Seeking to move forward in a manner that would show New Line was fine without their New Zealand frenemy, the studio lined up its next big budget trilogy. The choice was Philip Pullman's His Dark Materials trilogy, starting with the author's best known work, The Golden Compass. Hugely popular in his native England, this novel was selected as one of the ten most important novels of the past 70 years by the same panel of judges that had previously awarded it the Carnegie Medal. The popular British newspaper, The Observer, went so far as to name it one of the best 100 novels of all time. Being on the same list as A Pilgrim's Progress, Wuthering Heights and David Copperfield is a heady accomplishment for any scribe.
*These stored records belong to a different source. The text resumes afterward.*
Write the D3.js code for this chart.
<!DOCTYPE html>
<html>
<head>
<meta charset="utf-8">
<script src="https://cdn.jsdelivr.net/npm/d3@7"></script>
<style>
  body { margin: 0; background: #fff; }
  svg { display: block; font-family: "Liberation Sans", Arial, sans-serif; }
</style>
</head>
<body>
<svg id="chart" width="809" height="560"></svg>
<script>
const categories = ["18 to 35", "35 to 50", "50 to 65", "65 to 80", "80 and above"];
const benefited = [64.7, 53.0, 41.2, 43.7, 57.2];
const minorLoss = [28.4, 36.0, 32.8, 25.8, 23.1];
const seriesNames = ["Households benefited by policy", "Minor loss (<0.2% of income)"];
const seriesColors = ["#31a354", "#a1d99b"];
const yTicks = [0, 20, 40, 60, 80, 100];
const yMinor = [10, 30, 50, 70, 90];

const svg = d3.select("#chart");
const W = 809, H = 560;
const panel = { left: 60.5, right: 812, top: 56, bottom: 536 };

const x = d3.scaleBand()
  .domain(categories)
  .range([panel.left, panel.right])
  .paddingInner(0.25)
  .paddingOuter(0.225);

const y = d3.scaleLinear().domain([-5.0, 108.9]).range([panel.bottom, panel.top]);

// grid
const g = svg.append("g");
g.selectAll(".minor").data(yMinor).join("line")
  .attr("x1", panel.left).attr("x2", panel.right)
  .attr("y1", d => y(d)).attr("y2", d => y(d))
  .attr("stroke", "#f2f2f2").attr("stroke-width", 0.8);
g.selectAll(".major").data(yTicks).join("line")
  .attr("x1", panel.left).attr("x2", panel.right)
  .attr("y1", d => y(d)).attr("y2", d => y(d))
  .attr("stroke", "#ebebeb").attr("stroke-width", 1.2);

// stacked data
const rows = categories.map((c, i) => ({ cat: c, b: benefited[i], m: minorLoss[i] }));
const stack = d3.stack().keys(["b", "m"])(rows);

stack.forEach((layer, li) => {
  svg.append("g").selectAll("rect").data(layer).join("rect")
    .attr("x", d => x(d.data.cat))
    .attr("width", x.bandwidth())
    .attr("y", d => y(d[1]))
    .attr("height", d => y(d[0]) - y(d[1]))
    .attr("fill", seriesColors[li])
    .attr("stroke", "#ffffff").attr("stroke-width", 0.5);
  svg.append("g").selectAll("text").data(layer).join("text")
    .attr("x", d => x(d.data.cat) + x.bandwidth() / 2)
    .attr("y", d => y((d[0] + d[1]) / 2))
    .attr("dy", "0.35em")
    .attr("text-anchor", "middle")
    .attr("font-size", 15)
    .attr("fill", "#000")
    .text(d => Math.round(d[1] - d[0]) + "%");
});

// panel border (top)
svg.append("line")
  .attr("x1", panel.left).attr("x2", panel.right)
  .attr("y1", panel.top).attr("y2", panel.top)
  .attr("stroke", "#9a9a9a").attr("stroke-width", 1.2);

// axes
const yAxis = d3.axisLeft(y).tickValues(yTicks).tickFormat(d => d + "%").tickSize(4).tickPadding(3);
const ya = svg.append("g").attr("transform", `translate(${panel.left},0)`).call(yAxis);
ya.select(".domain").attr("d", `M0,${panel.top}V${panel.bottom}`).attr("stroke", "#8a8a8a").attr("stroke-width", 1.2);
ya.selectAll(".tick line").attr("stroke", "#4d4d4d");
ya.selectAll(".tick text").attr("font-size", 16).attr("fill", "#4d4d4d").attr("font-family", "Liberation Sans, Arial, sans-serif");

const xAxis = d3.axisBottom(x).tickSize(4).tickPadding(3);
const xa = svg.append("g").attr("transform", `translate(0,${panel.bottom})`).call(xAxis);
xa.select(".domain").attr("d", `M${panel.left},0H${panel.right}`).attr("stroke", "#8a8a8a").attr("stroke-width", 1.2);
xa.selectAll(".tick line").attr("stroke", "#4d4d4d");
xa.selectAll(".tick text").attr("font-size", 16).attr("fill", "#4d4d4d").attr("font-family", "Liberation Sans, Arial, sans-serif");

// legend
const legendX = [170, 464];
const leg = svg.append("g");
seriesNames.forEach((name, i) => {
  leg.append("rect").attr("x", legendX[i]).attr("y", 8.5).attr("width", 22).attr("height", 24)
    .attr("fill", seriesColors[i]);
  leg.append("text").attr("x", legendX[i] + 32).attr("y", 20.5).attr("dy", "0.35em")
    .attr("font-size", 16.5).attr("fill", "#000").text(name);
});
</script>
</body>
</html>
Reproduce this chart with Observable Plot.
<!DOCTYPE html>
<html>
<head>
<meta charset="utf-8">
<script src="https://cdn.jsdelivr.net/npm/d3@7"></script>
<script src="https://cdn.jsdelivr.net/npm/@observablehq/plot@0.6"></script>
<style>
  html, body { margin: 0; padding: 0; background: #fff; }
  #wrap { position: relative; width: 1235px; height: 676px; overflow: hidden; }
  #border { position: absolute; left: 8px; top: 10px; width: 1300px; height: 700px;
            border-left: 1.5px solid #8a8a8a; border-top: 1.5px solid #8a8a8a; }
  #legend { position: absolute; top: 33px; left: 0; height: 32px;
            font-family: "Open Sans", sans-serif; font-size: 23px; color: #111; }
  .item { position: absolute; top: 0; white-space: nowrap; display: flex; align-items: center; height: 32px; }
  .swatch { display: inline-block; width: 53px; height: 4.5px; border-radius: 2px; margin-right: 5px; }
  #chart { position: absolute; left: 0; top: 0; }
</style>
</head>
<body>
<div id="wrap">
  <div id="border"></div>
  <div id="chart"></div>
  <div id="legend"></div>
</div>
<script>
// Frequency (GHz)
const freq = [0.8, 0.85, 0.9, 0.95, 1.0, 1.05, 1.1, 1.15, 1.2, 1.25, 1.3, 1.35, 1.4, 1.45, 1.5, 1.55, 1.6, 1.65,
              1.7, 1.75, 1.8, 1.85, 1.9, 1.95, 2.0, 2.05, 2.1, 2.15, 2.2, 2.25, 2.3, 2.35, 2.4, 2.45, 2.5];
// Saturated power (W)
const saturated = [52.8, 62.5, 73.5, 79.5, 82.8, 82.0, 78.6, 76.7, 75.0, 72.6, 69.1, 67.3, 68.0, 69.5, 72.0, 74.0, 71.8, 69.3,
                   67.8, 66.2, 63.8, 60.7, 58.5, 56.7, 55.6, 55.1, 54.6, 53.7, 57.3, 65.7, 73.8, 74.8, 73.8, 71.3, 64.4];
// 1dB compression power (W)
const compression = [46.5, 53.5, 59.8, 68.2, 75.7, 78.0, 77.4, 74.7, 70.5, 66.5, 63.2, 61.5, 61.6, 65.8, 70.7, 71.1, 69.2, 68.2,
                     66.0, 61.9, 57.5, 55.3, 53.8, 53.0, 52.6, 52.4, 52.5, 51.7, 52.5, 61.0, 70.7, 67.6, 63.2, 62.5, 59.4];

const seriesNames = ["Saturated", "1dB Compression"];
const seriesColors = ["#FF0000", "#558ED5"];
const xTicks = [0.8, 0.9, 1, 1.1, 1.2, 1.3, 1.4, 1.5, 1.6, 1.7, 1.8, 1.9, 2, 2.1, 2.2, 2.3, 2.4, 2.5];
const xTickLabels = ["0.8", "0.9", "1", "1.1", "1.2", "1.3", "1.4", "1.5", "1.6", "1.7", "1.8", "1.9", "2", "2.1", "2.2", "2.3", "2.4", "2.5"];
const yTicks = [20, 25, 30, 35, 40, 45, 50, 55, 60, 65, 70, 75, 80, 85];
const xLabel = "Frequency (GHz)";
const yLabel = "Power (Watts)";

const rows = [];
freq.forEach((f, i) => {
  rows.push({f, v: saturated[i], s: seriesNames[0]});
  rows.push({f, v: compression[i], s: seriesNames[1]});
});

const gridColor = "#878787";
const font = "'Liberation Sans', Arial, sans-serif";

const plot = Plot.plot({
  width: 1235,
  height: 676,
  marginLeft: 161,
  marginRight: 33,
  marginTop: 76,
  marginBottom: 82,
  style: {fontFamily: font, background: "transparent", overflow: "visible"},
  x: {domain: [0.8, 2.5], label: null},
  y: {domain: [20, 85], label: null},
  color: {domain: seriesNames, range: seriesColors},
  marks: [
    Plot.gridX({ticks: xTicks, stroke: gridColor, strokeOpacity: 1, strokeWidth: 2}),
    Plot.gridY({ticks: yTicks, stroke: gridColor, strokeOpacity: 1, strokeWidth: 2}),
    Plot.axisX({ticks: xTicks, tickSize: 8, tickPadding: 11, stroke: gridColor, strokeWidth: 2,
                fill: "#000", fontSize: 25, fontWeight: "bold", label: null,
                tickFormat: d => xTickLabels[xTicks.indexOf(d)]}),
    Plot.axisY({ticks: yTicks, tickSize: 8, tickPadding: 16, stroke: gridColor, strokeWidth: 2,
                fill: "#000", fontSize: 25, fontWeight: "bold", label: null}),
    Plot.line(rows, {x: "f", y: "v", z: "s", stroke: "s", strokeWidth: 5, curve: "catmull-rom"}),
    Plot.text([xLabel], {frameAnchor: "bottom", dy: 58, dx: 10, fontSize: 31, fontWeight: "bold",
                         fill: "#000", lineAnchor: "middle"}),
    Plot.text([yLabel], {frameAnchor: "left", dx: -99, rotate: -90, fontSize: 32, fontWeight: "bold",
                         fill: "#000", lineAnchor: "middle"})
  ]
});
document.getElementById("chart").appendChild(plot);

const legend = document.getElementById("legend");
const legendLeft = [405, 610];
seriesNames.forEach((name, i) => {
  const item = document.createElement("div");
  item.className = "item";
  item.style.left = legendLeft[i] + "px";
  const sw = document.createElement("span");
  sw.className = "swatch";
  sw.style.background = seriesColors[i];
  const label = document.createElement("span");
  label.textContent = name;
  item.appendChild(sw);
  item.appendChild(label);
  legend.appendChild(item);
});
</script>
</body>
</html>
The problem is that not all respected novels are adapted into popular movies. In the case of The Golden Compass, this would be an understatement. Production was a struggle from the start. The novel's central premise involves a central organization modeled after The Catholic Church who has lost their way, becoming a misguided overlord of the people. American Pie director Chris Weitz, an odd choice to helm a fantasy epic anyway, was at a crossroads in how to adapt the novel. He eventually settled upon a vanilla interpretation that would be less incendiary to organized religion, a decision that did not sit well with avowed atheist Pullman. Even worse, the two actors brought on board to anchor the project, Nicole Kidman and Daniel Craig, had recently worked together on a doomed production known as The Invasion. So disastrous was that shoot that almost the entirety of its footage was discarded when the team behind V for Vendetta was hired to clean up the mess. The film was reviled by critics and earned only $15 million against a reported negative cost of roughly $100 million. The Kidman/Craig tandem was off to a lousy start as the next Butch and Sundance, to say the least.